Effects of Groups on the Nucleophilcity of Nitrogen

Question

The reactivity of nitrogen mustards increases with increasing nucleophilicity of the central nitrogen atom. Select the most and least reactive from each of the following groups of nitrogen mustards.

My Attempt

I know that II will be the most reactive since the methyl group will donate electron density to the nitrogen atom due to inductive effects, making it more nucleophilic and hence more reactive.

I also thought that III will be the least reactive since the ester group pulls more electron density away from the nitrogen atom compared to the carbonyl group. I also thought in general that esters are stronger deactivators than carbonyl groups. However the answer is I.

After searching on the internet, it turns out that esters and carbonyl groups are roughly equally strong deactivators. So how am I suppose to determine which one will be less nucleophilic?

Answer 1

Your analysis of "pulls more electron density away" is a bit too simplistic. Both of them are approximately equally electron-withdrawing via the inductive effect, but in terms of resonance, which is the main factor here, they are quite different.

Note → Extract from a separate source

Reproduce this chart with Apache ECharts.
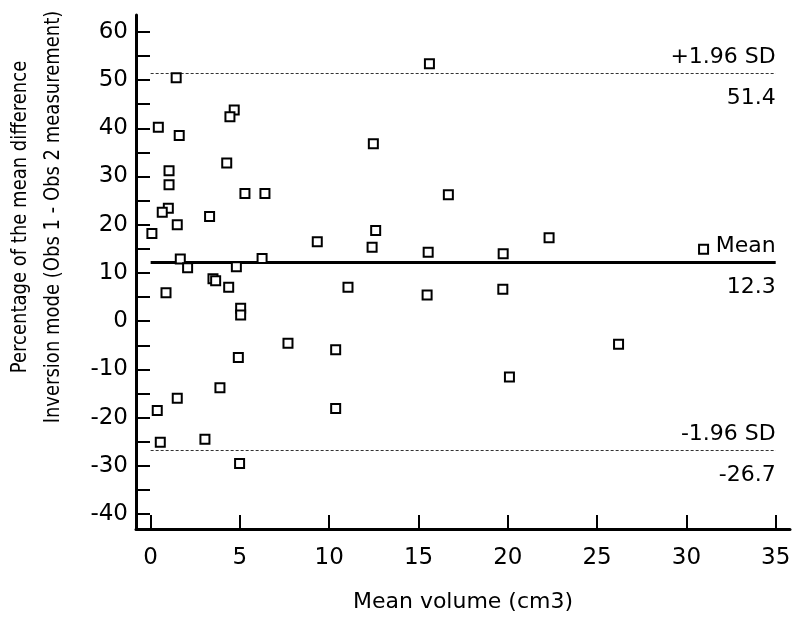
<!DOCTYPE html>
<html>
<head>
<meta charset="utf-8">
<script src="https://cdn.jsdelivr.net/npm/echarts@6/dist/echarts.min.js"></script>
<style>html,body{margin:0;padding:0;background:#fff;}#chart{width:800px;height:622px;}</style>
</head>
<body>
<div id="chart"></div>
<script>
// Mean volume (cm3)
var meanVolume = [1.43, 4.68, 4.44, 0.43, 1.60, 4.26, 1.03, 1.03, 5.28, 6.40,
  0.99, 0.65, 1.49, 3.30, 0.07, 9.33, 1.66, 2.07, 6.24, 4.80,
  3.49, 3.64, 4.37, 0.86, 11.05, 5.04, 5.04, 7.69, 10.36, 4.91,
  3.88, 1.49, 0.37, 10.36, 0.54, 3.04, 4.98, 15.61, 12.47, 16.67,
  12.60, 12.40, 15.54, 19.74, 22.31, 15.48, 19.72, 20.09, 30.96, 26.20];
// Percentage of the mean difference
var pctDiff = [50.5, 43.8, 42.4, 40.2, 38.5, 32.8, 31.2, 28.3, 26.5, 26.5,
  23.4, 22.6, 20.0, 21.7, 18.2, 16.45, 12.9, 11.1, 13.0, 11.3,
  8.8, 8.4, 7.05, 5.9, 7.05, 2.7, 1.3, -4.6, -5.9, -7.55,
  -13.8, -16.0, -18.5, -18.1, -25.1, -24.5, -29.5, 53.4, 36.8, 26.2,
  18.8, 15.35, 14.3, 14.0, 17.3, 5.45, 6.6, -11.6, 14.9, -4.8];
var limitNames = ['+1.96 SD', 'Mean', '-1.96 SD'];
var limitValues = [51.4, 12.3, -26.7];
var xTicks = [0, 5, 10, 15, 20, 25, 30, 35];
var yLabelTicks = [-40, -30, -20, -10, 0, 10, 20, 30, 40, 50, 60];
var yTicks = [-40, -35, -30, -25, -20, -15, -10, -5, 0, 5, 10, 15, 20, 25, 30, 35, 40, 45, 50, 55, 60];

var FONT = 'DejaVu Sans, sans-serif';
var chart = echarts.init(document.getElementById('chart'), null, {renderer: 'canvas'});

var points = meanVolume.map(function (x, i) { return [x, pctDiff[i]]; });

var limitLines = [];
limitValues.forEach(function (v, i) {
  var solid = limitNames[i] === 'Mean';
  var lineStyle = solid ? {color: '#000', width: 3, type: 'solid'} : {color: '#333', width: 1, type: [3, 2]};
  limitLines.push([
    {coord: [0, v], lineStyle: lineStyle,
     label: {show: true, position: 'insideEndTop', formatter: limitNames[i], distance: [0, 5]}},
    {coord: [35, v]}
  ]);
  limitLines.push([
    {coord: [0, v], lineStyle: {color: 'rgba(0,0,0,0)', width: 0},
     label: {show: true, position: 'insideEndBottom', formatter: String(v), distance: [0, 14], color: '#000'}},
    {coord: [35, v]}
  ]);
});

chart.setOption({
  animation: false,
  backgroundColor: '#fff',
  grid: {left: 136, right: 10, top: 15, bottom: 93, containLabel: false},
  xAxis: {
    type: 'value', min: -0.82, max: 35.8,
    splitLine: {show: false},
    axisLine: {onZero: false, lineStyle: {color: '#000', width: 3}},
    axisTick: {inside: true, length: 14, lineStyle: {color: '#000', width: 2}, customValues: xTicks},
    axisLabel: {customValues: xTicks, color: '#000', fontSize: 23, fontFamily: FONT, margin: 18},
    name: 'Mean volume (cm3)', nameLocation: 'middle', nameGap: 62,
    nameTextStyle: {color: '#000', fontSize: 22, fontFamily: FONT}
  },
  yAxis: {
    type: 'value', min: -43.1, max: 63.5,
    splitLine: {show: false},
    axisLine: {onZero: false, lineStyle: {color: '#000', width: 3}},
    axisTick: {inside: true, length: 14, lineStyle: {color: '#000', width: 2}, customValues: yTicks},
    axisLabel: {customValues: yLabelTicks, color: '#000', fontSize: 23, fontFamily: FONT, margin: 8}
  },
  graphic: [{
    type: 'text', x: 37, y: 217, rotation: Math.PI / 2, scaleY: 1.2,
    style: {
      text: 'Percentage of the mean difference\nInversion mode (Obs 1 - Obs 2 measurement)',
      fill: '#000', font: '18px ' + FONT, align: 'center', verticalAlign: 'middle', lineHeight: 28
    }
  }],
  series: [{
    type: 'scatter', data: [], z: 1,
    markLine: {
      silent: true, symbol: ['none', 'none'], animation: false,
      label: {color: '#000', fontSize: 22, fontFamily: FONT},
      emphasis: {disabled: true},
      data: limitLines
    }
  }, {
    type: 'scatter', data: points, z: 5,
    symbol: 'rect', symbolSize: 9,
    itemStyle: {color: '#fff', borderColor: '#000', borderWidth: 2, opacity: 1}
  }]
});
</script>
</body>
</html>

Compound I is an amide. Amides are non-nucleophilic on nitrogen because the N lone pair is delocalised into the C=O π* orbital. In fact, amides act as nucleophiles via the carbonyl oxygen and not the nitrogen.

In compound III, there is also the same delocalisation, but a way of looking at it is that the other oxygen (on the -OMe group) also wants to donate its lone pair into the C=O π*. In a sense this means that there is some degree of competition between the nitrogen and the oxygen, and the nitrogen lone pair is no longer delocalised to such a great extent.

Formally speaking, I think the best way of putting it is that the HOMO of compound III has a greater coefficient on nitrogen than the HOMO of compound I. You can also draw resonance forms to show that there is a smaller contribution from the resonance form with positively charged nitrogen.